··· Collected material ···
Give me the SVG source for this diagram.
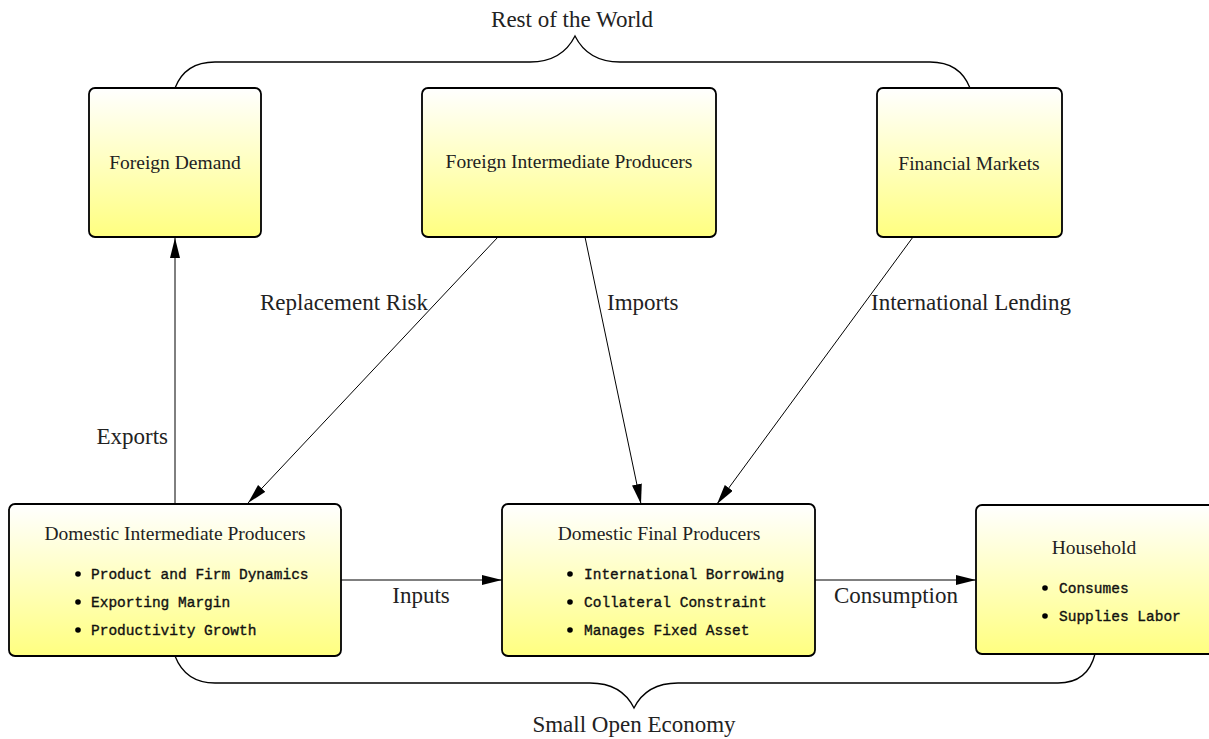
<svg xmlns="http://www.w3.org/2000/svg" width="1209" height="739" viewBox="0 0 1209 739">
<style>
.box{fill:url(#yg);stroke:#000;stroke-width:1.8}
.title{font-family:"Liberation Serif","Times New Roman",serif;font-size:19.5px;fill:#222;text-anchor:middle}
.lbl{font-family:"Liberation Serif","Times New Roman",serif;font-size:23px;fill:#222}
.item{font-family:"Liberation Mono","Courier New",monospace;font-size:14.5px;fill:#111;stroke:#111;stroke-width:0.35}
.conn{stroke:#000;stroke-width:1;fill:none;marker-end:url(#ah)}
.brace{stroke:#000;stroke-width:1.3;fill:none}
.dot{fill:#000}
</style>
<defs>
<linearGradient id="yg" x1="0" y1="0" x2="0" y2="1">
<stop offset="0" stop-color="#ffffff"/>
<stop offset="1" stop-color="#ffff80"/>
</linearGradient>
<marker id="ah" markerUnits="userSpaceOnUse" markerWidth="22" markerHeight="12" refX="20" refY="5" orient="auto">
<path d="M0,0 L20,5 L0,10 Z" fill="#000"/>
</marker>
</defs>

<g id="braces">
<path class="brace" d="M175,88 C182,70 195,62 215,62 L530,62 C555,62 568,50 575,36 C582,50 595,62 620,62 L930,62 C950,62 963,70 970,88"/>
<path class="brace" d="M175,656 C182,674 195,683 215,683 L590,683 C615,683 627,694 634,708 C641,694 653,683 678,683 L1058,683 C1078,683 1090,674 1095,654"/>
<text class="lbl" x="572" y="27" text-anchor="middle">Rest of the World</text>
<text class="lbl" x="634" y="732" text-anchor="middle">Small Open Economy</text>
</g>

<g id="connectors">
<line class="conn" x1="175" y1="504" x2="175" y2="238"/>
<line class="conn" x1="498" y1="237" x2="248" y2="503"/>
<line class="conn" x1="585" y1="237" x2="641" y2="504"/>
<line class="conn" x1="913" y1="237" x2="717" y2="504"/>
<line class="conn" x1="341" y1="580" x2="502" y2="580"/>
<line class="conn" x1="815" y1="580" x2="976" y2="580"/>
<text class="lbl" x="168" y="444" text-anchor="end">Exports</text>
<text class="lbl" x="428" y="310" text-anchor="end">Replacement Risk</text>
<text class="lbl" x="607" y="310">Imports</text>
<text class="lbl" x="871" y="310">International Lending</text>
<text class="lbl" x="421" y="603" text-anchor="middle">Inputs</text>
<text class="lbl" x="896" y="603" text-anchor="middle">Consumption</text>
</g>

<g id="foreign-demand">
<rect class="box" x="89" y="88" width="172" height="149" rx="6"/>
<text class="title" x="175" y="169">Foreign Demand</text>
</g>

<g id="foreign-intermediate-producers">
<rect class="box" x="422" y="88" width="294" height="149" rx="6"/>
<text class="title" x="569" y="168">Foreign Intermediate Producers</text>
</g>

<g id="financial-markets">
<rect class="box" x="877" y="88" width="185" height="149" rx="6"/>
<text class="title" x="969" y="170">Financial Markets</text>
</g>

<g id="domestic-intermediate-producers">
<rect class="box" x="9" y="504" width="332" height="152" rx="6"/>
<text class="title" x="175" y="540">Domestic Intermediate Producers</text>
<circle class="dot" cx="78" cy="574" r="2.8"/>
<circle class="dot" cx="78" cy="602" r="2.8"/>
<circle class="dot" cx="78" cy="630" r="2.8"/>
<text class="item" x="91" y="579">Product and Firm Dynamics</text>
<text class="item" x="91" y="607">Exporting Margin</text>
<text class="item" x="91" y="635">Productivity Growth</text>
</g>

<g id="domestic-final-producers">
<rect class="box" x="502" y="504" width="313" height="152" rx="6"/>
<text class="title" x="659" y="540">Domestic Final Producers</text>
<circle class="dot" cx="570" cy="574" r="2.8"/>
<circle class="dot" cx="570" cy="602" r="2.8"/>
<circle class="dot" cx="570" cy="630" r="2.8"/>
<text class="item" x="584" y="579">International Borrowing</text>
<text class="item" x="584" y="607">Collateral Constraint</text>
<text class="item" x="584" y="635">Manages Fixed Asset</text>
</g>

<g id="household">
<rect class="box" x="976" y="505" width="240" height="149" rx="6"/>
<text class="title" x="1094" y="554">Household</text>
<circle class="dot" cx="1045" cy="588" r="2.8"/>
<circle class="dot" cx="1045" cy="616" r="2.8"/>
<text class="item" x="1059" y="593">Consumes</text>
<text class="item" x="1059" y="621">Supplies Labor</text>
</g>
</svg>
···
◆ **Exercise goal**:
Every line above should be returned word for word, with the pictures left behind.

◆ **Answer for this exercise**:
Give me the SVG source for this diagram.
<svg xmlns="http://www.w3.org/2000/svg" width="1209" height="739" viewBox="0 0 1209 739">
<style>
.box{fill:url(#yg);stroke:#000;stroke-width:1.8}
.title{font-family:"Liberation Serif","Times New Roman",serif;font-size:19.5px;fill:#222;text-anchor:middle}
.lbl{font-family:"Liberation Serif","Times New Roman",serif;font-size:23px;fill:#222}
.item{font-family:"Liberation Mono","Courier New",monospace;font-size:14.5px;fill:#111;stroke:#111;stroke-width:0.35}
.conn{stroke:#000;stroke-width:1;fill:none;marker-end:url(#ah)}
.brace{stroke:#000;stroke-width:1.3;fill:none}
.dot{fill:#000}
</style>
<defs>
<linearGradient id="yg" x1="0" y1="0" x2="0" y2="1">
<stop offset="0" stop-color="#ffffff"/>
<stop offset="1" stop-color="#ffff80"/>
</linearGradient>
<marker id="ah" markerUnits="userSpaceOnUse" markerWidth="22" markerHeight="12" refX="20" refY="5" orient="auto">
<path d="M0,0 L20,5 L0,10 Z" fill="#000"/>
</marker>
</defs>

<g id="braces">
<path class="brace" d="M175,88 C182,70 195,62 215,62 L530,62 C555,62 568,50 575,36 C582,50 595,62 620,62 L930,62 C950,62 963,70 970,88"/>
<path class="brace" d="M175,656 C182,674 195,683 215,683 L590,683 C615,683 627,694 634,708 C641,694 653,683 678,683 L1058,683 C1078,683 1090,674 1095,654"/>
<text class="lbl" x="572" y="27" text-anchor="middle">Rest of the World</text>
<text class="lbl" x="634" y="732" text-anchor="middle">Small Open Economy</text>
</g>

<g id="connectors">
<line class="conn" x1="175" y1="504" x2="175" y2="238"/>
<line class="conn" x1="498" y1="237" x2="248" y2="503"/>
<line class="conn" x1="585" y1="237" x2="641" y2="504"/>
<line class="conn" x1="913" y1="237" x2="717" y2="504"/>
<line class="conn" x1="341" y1="580" x2="502" y2="580"/>
<line class="conn" x1="815" y1="580" x2="976" y2="580"/>
<text class="lbl" x="168" y="444" text-anchor="end">Exports</text>
<text class="lbl" x="428" y="310" text-anchor="end">Replacement Risk</text>
<text class="lbl" x="607" y="310">Imports</text>
<text class="lbl" x="871" y="310">International Lending</text>
<text class="lbl" x="421" y="603" text-anchor="middle">Inputs</text>
<text class="lbl" x="896" y="603" text-anchor="middle">Consumption</text>
</g>

<g id="foreign-demand">
<rect class="box" x="89" y="88" width="172" height="149" rx="6"/>
<text class="title" x="175" y="169">Foreign Demand</text>
</g>

<g id="foreign-intermediate-producers">
<rect class="box" x="422" y="88" width="294" height="149" rx="6"/>
<text class="title" x="569" y="168">Foreign Intermediate Producers</text>
</g>

<g id="financial-markets">
<rect class="box" x="877" y="88" width="185" height="149" rx="6"/>
<text class="title" x="969" y="170">Financial Markets</text>
</g>

<g id="domestic-intermediate-producers">
<rect class="box" x="9" y="504" width="332" height="152" rx="6"/>
<text class="title" x="175" y="540">Domestic Intermediate Producers</text>
<circle class="dot" cx="78" cy="574" r="2.8"/>
<circle class="dot" cx="78" cy="602" r="2.8"/>
<circle class="dot" cx="78" cy="630" r="2.8"/>
<text class="item" x="91" y="579">Product and Firm Dynamics</text>
<text class="item" x="91" y="607">Exporting Margin</text>
<text class="item" x="91" y="635">Productivity Growth</text>
</g>

<g id="domestic-final-producers">
<rect class="box" x="502" y="504" width="313" height="152" rx="6"/>
<text class="title" x="659" y="540">Domestic Final Producers</text>
<circle class="dot" cx="570" cy="574" r="2.8"/>
<circle class="dot" cx="570" cy="602" r="2.8"/>
<circle class="dot" cx="570" cy="630" r="2.8"/>
<text class="item" x="584" y="579">International Borrowing</text>
<text class="item" x="584" y="607">Collateral Constraint</text>
<text class="item" x="584" y="635">Manages Fixed Asset</text>
</g>

<g id="household">
<rect class="box" x="976" y="505" width="240" height="149" rx="6"/>
<text class="title" x="1094" y="554">Household</text>
<circle class="dot" cx="1045" cy="588" r="2.8"/>
<circle class="dot" cx="1045" cy="616" r="2.8"/>
<text class="item" x="1059" y="593">Consumes</text>
<text class="item" x="1059" y="621">Supplies Labor</text>
</g>
</svg>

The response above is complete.